Chainlit / chainlit

Build Conversational AI in minutes ⚡️
https://docs.chainlit.io
Apache License 2.0
7.22k stars 954 forks source link

remove telemetry token from the code #1329

Open EBazarov opened 2 months ago

EBazarov commented 2 months ago

https://github.com/Chainlit/chainlit/blob/74636a990eb989068bfcb7a5b03122cc356cb10a/backend/chainlit/telemetry.py#L65

dokterbob commented 1 month ago

@EBazarov Wow, thanks for catching this! Considerable privacy leak, I'll prioritise this!

dokterbob commented 1 month ago

Looking at the related code, it seems no private data is logged. 😅

https://github.com/Chainlit/chainlit/blob/74636a990eb989068bfcb7a5b03122cc356cb10a/backend/chainlit/telemetry.py#L87

The telemetry is gathering just performance traces and takes care to obfuscate client's host names (single iteration of SHA256, perhaps we should use something like PBKDF2, scrypt, Argon2 or Bcrypt).

It is currently enabled by default in the config, but can easily be disabled: https://github.com/Chainlit/chainlit/blob/main/backend/chainlit/config.py#L56

As the underlying framework is OpenTelemetry (uptrace is just a wrapper/implementation of it), perhaps it makes sense to switch to the default OLTP exporter, setting default environment variables.

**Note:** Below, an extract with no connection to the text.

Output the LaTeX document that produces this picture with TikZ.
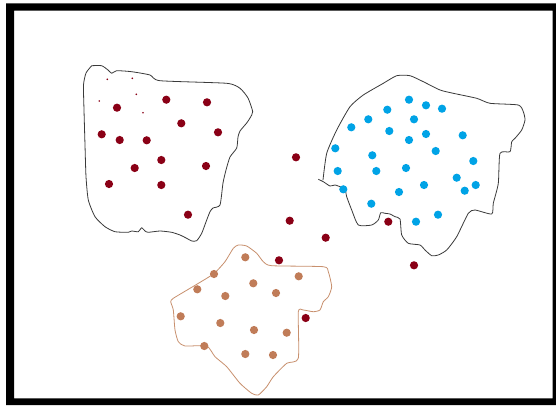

This would enable implementers to do their own telemetry, default to setting anonymous stats to LiteralAI while making it similarly easy to disable it.

Perhaps another feature would be to add an interactive prompt to chainlit init where the user is interactively asked about anonymous data collection, as is common in other FOSS packages.